## Goal
Transcribe the records exactly. Pictures do not belong in the transcription.

═════ Given records

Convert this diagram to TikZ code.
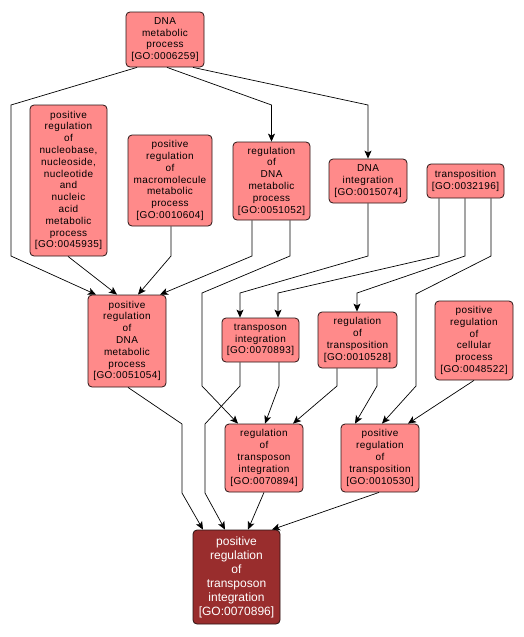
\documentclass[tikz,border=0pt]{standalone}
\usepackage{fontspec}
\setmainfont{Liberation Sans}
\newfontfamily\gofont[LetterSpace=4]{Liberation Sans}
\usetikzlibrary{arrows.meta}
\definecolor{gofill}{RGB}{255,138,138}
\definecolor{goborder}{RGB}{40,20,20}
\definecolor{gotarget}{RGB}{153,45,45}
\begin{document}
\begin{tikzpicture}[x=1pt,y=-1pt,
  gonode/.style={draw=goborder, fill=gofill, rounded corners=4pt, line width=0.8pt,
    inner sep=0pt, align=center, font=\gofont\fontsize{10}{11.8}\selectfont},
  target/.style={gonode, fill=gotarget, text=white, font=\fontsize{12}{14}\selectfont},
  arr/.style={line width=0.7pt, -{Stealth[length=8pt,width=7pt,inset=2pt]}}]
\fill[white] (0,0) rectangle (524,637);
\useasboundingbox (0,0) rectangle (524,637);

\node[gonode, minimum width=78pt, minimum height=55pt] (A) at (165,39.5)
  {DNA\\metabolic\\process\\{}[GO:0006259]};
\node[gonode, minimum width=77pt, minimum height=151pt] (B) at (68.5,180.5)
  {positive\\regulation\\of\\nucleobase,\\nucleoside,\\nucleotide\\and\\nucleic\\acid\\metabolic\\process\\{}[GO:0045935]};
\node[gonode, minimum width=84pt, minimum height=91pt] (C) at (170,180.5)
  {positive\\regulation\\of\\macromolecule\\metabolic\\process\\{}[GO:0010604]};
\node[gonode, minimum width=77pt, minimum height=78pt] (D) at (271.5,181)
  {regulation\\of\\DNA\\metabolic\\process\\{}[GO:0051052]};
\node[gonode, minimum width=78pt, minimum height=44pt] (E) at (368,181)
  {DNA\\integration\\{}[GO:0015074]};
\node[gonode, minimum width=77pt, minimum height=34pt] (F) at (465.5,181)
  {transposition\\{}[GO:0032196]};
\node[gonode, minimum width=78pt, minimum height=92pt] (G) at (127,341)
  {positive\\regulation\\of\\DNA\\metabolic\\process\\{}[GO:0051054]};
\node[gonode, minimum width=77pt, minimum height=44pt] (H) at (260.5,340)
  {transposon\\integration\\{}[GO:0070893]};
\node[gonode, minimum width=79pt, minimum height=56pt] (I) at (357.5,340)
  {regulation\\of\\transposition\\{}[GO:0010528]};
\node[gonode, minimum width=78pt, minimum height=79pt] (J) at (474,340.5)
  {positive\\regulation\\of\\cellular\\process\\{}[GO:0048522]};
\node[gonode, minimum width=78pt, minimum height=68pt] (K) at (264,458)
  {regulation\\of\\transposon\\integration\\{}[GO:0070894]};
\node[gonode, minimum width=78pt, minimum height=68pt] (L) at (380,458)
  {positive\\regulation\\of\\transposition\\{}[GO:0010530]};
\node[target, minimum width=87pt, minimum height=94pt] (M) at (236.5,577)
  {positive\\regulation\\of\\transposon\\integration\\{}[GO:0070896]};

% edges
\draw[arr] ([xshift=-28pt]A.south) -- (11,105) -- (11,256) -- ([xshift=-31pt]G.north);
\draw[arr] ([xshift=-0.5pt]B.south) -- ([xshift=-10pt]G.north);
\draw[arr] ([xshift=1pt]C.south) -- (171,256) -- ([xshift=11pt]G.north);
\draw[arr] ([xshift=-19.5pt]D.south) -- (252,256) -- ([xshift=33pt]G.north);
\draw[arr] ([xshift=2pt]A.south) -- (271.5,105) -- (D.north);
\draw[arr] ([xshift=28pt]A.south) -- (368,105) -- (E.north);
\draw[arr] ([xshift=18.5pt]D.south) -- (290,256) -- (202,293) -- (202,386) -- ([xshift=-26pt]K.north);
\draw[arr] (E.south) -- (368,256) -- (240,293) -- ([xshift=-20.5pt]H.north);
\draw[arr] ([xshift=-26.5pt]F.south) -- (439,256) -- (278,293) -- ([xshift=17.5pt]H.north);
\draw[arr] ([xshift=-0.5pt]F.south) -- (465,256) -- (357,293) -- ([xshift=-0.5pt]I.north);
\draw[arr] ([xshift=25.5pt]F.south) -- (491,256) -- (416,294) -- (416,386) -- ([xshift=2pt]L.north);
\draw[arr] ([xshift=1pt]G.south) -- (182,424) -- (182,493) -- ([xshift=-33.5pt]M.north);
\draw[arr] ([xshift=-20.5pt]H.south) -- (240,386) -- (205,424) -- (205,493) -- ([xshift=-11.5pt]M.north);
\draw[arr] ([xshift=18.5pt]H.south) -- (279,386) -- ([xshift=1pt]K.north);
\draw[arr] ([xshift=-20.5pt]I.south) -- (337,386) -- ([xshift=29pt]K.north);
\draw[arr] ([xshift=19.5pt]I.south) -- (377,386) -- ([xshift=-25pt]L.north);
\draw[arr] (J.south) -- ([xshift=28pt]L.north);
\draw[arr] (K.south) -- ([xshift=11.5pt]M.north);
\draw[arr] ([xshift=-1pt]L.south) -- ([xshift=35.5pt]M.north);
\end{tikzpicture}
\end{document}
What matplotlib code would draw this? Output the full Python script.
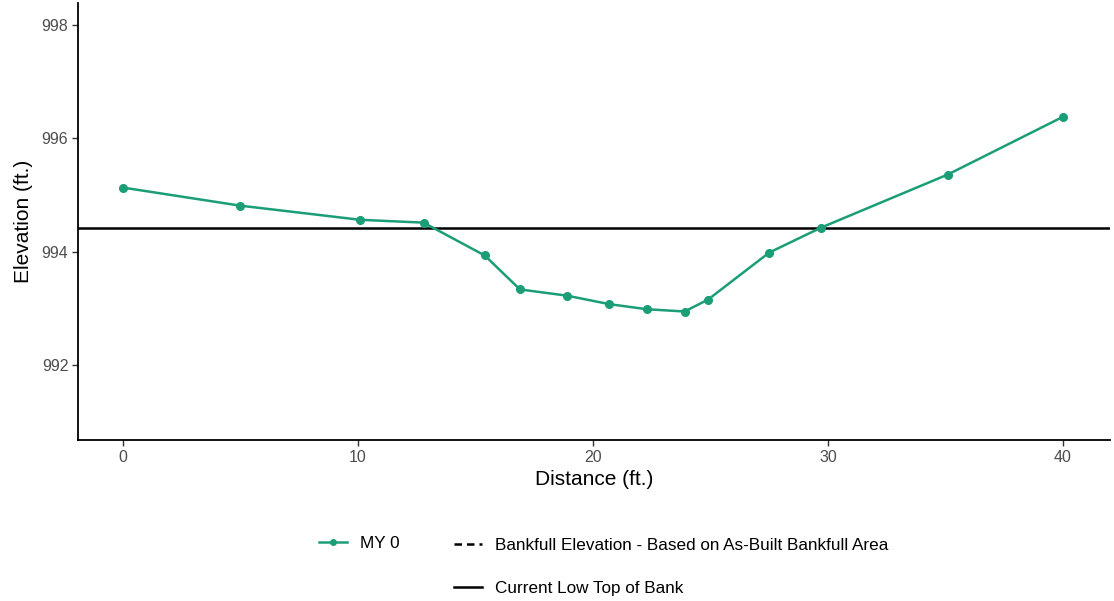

══════════

## Answer in full
Convert this diagram to TikZ code.
\documentclass[tikz,border=0pt]{standalone}
\usepackage{fontspec}
\setmainfont{Liberation Sans}
\newfontfamily\gofont[LetterSpace=4]{Liberation Sans}
\usetikzlibrary{arrows.meta}
\definecolor{gofill}{RGB}{255,138,138}
\definecolor{goborder}{RGB}{40,20,20}
\definecolor{gotarget}{RGB}{153,45,45}
\begin{document}
\begin{tikzpicture}[x=1pt,y=-1pt,
  gonode/.style={draw=goborder, fill=gofill, rounded corners=4pt, line width=0.8pt,
    inner sep=0pt, align=center, font=\gofont\fontsize{10}{11.8}\selectfont},
  target/.style={gonode, fill=gotarget, text=white, font=\fontsize{12}{14}\selectfont},
  arr/.style={line width=0.7pt, -{Stealth[length=8pt,width=7pt,inset=2pt]}}]
\fill[white] (0,0) rectangle (524,637);
\useasboundingbox (0,0) rectangle (524,637);

\node[gonode, minimum width=78pt, minimum height=55pt] (A) at (165,39.5)
  {DNA\\metabolic\\process\\{}[GO:0006259]};
\node[gonode, minimum width=77pt, minimum height=151pt] (B) at (68.5,180.5)
  {positive\\regulation\\of\\nucleobase,\\nucleoside,\\nucleotide\\and\\nucleic\\acid\\metabolic\\process\\{}[GO:0045935]};
\node[gonode, minimum width=84pt, minimum height=91pt] (C) at (170,180.5)
  {positive\\regulation\\of\\macromolecule\\metabolic\\process\\{}[GO:0010604]};
\node[gonode, minimum width=77pt, minimum height=78pt] (D) at (271.5,181)
  {regulation\\of\\DNA\\metabolic\\process\\{}[GO:0051052]};
\node[gonode, minimum width=78pt, minimum height=44pt] (E) at (368,181)
  {DNA\\integration\\{}[GO:0015074]};
\node[gonode, minimum width=77pt, minimum height=34pt] (F) at (465.5,181)
  {transposition\\{}[GO:0032196]};
\node[gonode, minimum width=78pt, minimum height=92pt] (G) at (127,341)
  {positive\\regulation\\of\\DNA\\metabolic\\process\\{}[GO:0051054]};
\node[gonode, minimum width=77pt, minimum height=44pt] (H) at (260.5,340)
  {transposon\\integration\\{}[GO:0070893]};
\node[gonode, minimum width=79pt, minimum height=56pt] (I) at (357.5,340)
  {regulation\\of\\transposition\\{}[GO:0010528]};
\node[gonode, minimum width=78pt, minimum height=79pt] (J) at (474,340.5)
  {positive\\regulation\\of\\cellular\\process\\{}[GO:0048522]};
\node[gonode, minimum width=78pt, minimum height=68pt] (K) at (264,458)
  {regulation\\of\\transposon\\integration\\{}[GO:0070894]};
\node[gonode, minimum width=78pt, minimum height=68pt] (L) at (380,458)
  {positive\\regulation\\of\\transposition\\{}[GO:0010530]};
\node[target, minimum width=87pt, minimum height=94pt] (M) at (236.5,577)
  {positive\\regulation\\of\\transposon\\integration\\{}[GO:0070896]};

% edges
\draw[arr] ([xshift=-28pt]A.south) -- (11,105) -- (11,256) -- ([xshift=-31pt]G.north);
\draw[arr] ([xshift=-0.5pt]B.south) -- ([xshift=-10pt]G.north);
\draw[arr] ([xshift=1pt]C.south) -- (171,256) -- ([xshift=11pt]G.north);
\draw[arr] ([xshift=-19.5pt]D.south) -- (252,256) -- ([xshift=33pt]G.north);
\draw[arr] ([xshift=2pt]A.south) -- (271.5,105) -- (D.north);
\draw[arr] ([xshift=28pt]A.south) -- (368,105) -- (E.north);
\draw[arr] ([xshift=18.5pt]D.south) -- (290,256) -- (202,293) -- (202,386) -- ([xshift=-26pt]K.north);
\draw[arr] (E.south) -- (368,256) -- (240,293) -- ([xshift=-20.5pt]H.north);
\draw[arr] ([xshift=-26.5pt]F.south) -- (439,256) -- (278,293) -- ([xshift=17.5pt]H.north);
\draw[arr] ([xshift=-0.5pt]F.south) -- (465,256) -- (357,293) -- ([xshift=-0.5pt]I.north);
\draw[arr] ([xshift=25.5pt]F.south) -- (491,256) -- (416,294) -- (416,386) -- ([xshift=2pt]L.north);
\draw[arr] ([xshift=1pt]G.south) -- (182,424) -- (182,493) -- ([xshift=-33.5pt]M.north);
\draw[arr] ([xshift=-20.5pt]H.south) -- (240,386) -- (205,424) -- (205,493) -- ([xshift=-11.5pt]M.north);
\draw[arr] ([xshift=18.5pt]H.south) -- (279,386) -- ([xshift=1pt]K.north);
\draw[arr] ([xshift=-20.5pt]I.south) -- (337,386) -- ([xshift=29pt]K.north);
\draw[arr] ([xshift=19.5pt]I.south) -- (377,386) -- ([xshift=-25pt]L.north);
\draw[arr] (J.south) -- ([xshift=28pt]L.north);
\draw[arr] (K.south) -- ([xshift=11.5pt]M.north);
\draw[arr] ([xshift=-1pt]L.south) -- ([xshift=35.5pt]M.north);
\end{tikzpicture}
\end{document}
What matplotlib code would draw this? Output the full Python script.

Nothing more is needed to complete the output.